Daarom heeft men nu geopteerd voor een mededingingsprocedure met onderhandeling en werken in twee fases. Daaruit zijn vier bedrijven gesprokkeld.
Temse stapt dus niet af van het plan om dit relict van de Boelwerf te restaureren. De 48 meter hoge kraan is een relict van de vroegere scheepsbouwactiviteiten en sinds 2004 ook geklasseerd als beschermd monument.
“Het is dus de bedoeling om de werken gefaseerd uit te voeren in twee delen”, aldus de schepen. “In een eerste fase zullen de sokkel en het verticale gedeelte aangepakt worden. In een tweede fase wordt het horizontale gedeelte, de zogenaamde giek, gerestaureerd.”

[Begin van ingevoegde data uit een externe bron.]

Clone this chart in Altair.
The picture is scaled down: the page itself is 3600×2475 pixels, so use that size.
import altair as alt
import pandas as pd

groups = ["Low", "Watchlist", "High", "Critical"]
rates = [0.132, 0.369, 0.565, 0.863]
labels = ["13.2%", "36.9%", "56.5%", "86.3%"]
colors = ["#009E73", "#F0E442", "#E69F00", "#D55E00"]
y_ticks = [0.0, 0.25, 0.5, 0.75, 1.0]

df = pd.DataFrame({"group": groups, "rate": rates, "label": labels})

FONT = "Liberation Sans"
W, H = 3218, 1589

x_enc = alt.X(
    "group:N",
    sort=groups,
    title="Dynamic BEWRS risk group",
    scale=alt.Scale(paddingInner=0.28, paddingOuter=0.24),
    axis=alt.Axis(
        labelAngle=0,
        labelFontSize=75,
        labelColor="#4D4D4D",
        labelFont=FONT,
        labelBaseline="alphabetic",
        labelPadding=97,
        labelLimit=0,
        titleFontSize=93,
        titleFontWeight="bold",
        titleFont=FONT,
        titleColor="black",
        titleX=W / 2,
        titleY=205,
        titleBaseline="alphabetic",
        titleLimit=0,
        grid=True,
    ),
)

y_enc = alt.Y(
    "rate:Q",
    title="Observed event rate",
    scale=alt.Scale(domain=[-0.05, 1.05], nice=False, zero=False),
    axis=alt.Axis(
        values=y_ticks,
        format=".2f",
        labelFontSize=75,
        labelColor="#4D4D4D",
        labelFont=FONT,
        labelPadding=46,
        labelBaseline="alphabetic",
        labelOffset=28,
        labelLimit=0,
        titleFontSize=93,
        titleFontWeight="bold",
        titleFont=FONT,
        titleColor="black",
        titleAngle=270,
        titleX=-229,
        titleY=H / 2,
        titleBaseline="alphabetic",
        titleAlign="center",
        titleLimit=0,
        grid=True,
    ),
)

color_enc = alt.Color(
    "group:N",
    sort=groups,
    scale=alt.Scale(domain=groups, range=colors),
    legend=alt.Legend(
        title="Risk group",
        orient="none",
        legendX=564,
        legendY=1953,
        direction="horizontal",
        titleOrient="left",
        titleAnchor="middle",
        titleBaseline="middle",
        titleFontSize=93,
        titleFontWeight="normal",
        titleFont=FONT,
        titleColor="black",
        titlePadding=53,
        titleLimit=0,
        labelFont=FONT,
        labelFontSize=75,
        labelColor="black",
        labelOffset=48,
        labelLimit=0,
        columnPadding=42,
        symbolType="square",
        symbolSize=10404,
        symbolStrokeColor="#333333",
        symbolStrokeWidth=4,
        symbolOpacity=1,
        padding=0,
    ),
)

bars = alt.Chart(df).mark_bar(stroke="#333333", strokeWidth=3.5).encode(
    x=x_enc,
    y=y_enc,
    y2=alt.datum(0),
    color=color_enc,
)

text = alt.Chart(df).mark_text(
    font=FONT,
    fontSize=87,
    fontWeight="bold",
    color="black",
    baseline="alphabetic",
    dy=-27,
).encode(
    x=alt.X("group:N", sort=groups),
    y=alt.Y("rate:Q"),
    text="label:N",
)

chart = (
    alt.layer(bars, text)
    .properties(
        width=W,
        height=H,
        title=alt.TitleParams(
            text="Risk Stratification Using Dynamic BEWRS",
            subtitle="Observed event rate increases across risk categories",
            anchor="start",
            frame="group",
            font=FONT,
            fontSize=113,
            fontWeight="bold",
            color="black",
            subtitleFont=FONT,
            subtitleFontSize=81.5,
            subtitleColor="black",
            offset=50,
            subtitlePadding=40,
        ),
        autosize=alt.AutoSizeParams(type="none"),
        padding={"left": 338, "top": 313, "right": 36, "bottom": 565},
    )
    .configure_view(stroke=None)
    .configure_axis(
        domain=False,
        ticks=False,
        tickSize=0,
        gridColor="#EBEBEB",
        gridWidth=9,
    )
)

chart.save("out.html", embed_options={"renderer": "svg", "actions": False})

“Samen met Lieve Truyman volg ik dit dossier al sinds 2016”, reageerde oppositieraadslid Werner Maerevoet (N-VA). Hij gaf een overzicht van de financiële geschiedenis van het dossier.
Eeuwigdurende kost
“In 2023 hadden we een raming van 982.242 euro voor de volledige kraan. En nu zitten we op 1. 128 000 euro voor fase één en de sokkel”, stelde Maerevoet. “Ik denk dat enige toelichting door het architectenbureau en het studiebureau noodzakelijk zijn.”
“Gezien de financiële toestand van de gemeente Temse is het onverantwoord om dit ‘luxeproject’, ondanks de sponsoring en subsidies te verwezelijken”, steld Paul Oste van Vlaams Belang. “Er zal nog een groot deel door de gemeente zelf betaald moeten worden. En de gemeente, dat is de bevolking. Maar na de restauratie stopt het niet. Zoiets moet onderhouden worden. Er zal een firma aangeduid moeten worden om het bewegend gedeelte maandelijks een onderhoudsbeurt te geven. Wie gaat dat betalen ? Het onderhoud is, zolang de kraan daar staat een eeuwigdurende kost, dat is overantwoord.”
“Alles zit op koers en de belangrijkste stap is om via de nieuwe procedure de gunningleidraad geven aan die vier bedrijven zodat we weten wat ze kunnen voor welk budget”, besloot Bauwelinck.